■ Task instructions
Locate all lines in the data below that hold "this" and show them.

■ Data for the task

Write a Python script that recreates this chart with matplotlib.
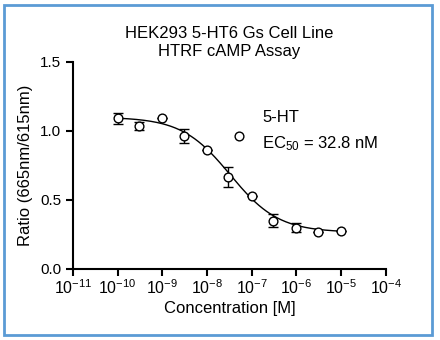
...
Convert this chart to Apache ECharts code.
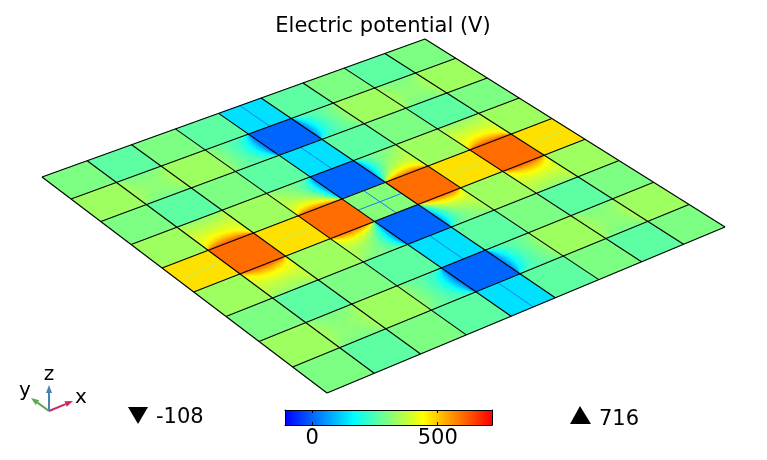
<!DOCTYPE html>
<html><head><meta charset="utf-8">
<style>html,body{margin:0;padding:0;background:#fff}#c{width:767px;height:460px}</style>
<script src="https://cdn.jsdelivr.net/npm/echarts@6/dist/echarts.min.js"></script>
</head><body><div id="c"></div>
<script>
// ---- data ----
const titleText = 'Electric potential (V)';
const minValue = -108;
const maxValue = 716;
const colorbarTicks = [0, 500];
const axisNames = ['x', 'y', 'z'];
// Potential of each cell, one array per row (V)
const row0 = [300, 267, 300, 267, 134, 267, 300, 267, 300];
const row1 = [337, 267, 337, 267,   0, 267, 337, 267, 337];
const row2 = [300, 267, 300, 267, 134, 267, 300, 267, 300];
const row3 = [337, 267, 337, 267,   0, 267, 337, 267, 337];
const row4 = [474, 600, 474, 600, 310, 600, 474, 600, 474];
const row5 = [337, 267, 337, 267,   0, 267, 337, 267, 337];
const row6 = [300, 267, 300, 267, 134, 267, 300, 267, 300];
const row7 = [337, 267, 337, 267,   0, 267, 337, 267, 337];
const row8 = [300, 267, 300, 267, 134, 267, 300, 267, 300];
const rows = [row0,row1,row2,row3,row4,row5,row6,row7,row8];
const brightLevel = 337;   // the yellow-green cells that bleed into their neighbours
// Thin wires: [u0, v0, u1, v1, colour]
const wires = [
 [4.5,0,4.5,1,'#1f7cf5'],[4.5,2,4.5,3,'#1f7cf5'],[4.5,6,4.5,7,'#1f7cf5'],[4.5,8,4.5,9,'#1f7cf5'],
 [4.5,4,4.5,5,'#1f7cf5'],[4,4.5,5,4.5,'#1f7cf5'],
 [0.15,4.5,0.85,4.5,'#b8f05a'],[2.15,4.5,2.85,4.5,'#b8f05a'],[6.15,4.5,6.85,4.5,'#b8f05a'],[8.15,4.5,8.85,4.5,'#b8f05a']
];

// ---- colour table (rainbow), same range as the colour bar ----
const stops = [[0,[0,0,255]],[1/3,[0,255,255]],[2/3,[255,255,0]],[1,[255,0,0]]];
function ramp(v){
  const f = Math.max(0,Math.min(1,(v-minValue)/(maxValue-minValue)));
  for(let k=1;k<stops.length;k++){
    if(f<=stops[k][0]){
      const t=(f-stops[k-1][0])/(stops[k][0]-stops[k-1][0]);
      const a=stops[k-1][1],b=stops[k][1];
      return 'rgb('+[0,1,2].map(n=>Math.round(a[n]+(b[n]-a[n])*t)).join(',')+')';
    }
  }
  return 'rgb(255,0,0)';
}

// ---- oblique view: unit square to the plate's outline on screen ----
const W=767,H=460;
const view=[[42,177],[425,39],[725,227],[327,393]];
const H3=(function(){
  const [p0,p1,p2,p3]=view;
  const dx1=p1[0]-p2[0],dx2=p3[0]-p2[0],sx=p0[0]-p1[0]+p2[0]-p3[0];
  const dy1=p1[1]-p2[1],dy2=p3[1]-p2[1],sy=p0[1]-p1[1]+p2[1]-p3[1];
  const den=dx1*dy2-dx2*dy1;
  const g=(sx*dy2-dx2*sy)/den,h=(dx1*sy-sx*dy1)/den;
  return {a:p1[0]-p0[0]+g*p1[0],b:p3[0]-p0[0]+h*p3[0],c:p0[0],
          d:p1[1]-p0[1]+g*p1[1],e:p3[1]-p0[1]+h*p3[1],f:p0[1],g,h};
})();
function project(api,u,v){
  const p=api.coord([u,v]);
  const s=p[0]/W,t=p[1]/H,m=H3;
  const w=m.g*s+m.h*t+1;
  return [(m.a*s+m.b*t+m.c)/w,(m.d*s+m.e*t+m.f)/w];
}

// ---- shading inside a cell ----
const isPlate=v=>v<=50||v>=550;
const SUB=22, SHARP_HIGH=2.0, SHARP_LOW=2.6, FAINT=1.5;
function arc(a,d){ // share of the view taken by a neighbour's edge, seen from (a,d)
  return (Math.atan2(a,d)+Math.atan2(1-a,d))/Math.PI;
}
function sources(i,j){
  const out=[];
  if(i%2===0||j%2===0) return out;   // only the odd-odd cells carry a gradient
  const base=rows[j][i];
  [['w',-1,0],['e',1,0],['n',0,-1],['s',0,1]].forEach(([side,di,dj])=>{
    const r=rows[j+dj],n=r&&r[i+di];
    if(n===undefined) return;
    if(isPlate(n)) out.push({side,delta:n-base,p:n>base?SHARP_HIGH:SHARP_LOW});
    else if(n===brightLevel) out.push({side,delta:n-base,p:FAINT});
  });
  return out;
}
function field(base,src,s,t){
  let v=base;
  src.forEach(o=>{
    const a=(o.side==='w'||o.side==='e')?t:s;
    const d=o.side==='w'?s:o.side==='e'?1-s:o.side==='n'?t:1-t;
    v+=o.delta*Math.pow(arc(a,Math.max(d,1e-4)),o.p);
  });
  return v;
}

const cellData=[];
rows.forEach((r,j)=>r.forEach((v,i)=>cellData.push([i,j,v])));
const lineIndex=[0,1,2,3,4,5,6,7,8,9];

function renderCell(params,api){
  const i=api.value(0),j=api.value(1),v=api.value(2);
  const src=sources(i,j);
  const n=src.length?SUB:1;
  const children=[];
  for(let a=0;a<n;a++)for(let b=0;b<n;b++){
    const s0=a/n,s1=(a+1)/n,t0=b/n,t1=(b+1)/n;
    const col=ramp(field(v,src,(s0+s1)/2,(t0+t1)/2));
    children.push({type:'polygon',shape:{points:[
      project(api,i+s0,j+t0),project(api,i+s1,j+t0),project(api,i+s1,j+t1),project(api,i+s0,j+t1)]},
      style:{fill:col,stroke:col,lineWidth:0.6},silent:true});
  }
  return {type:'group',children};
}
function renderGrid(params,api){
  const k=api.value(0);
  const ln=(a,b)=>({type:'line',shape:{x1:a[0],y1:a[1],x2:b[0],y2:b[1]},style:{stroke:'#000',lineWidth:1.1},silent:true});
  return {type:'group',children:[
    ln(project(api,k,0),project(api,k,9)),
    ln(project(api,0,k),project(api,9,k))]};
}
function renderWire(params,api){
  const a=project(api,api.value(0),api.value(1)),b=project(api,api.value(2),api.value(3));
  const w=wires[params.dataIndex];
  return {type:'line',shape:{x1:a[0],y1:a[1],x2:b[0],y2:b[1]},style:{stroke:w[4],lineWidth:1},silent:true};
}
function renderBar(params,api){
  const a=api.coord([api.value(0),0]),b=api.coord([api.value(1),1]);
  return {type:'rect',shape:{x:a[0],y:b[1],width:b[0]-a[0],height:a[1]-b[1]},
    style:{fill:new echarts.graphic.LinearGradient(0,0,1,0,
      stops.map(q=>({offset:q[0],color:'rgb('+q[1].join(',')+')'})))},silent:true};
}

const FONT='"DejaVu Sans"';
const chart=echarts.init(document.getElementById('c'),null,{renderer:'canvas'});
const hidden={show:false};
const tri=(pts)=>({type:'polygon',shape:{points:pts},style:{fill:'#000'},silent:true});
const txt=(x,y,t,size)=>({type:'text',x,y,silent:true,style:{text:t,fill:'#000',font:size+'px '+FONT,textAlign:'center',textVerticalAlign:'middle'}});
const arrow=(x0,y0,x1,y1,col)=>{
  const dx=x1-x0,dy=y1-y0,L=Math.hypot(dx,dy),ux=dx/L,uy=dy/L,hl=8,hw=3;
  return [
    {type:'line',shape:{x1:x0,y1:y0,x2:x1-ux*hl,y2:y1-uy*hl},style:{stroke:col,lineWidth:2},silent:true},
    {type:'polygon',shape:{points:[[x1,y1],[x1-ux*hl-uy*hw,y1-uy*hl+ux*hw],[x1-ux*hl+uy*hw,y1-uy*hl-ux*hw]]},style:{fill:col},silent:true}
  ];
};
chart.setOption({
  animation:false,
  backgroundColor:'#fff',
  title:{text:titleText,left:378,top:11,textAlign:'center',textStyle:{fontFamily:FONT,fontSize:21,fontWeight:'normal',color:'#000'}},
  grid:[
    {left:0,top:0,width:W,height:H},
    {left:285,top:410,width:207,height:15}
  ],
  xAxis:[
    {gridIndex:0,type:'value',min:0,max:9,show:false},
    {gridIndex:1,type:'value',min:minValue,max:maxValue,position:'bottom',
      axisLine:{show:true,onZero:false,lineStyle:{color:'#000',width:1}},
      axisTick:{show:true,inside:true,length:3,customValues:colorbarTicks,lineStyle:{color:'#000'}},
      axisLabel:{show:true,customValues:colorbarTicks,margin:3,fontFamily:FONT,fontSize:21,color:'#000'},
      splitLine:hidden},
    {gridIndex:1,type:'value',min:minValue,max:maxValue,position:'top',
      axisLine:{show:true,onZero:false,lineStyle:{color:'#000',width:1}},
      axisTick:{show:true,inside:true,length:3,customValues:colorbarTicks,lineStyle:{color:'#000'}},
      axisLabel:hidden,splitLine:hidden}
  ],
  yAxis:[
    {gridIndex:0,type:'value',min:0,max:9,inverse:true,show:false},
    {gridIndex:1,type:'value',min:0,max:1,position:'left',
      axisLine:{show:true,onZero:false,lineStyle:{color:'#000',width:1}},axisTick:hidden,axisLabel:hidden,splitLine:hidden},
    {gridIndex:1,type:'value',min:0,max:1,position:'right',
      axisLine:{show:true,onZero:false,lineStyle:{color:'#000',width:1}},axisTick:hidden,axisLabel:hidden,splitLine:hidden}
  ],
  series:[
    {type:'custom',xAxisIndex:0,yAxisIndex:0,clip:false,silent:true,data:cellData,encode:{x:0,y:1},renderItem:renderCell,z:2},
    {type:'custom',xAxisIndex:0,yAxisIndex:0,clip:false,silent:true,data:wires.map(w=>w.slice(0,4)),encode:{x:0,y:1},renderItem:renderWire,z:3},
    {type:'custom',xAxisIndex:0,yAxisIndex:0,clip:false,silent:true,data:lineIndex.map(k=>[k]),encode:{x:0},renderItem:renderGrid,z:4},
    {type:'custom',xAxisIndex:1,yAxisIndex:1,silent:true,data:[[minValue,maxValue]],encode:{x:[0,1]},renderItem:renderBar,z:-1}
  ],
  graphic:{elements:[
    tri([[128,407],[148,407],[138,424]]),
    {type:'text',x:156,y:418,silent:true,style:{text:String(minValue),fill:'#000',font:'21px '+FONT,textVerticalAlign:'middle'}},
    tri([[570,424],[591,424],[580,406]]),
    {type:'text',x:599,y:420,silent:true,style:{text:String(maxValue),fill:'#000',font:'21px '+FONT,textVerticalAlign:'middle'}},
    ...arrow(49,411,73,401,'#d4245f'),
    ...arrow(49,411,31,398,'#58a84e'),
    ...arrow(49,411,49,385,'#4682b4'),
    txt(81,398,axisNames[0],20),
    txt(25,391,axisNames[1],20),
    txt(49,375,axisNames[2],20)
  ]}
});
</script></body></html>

■ Answer to the exercise
Write a Python script that recreates this chart with matplotlib.
Convert this chart to Apache ECharts code.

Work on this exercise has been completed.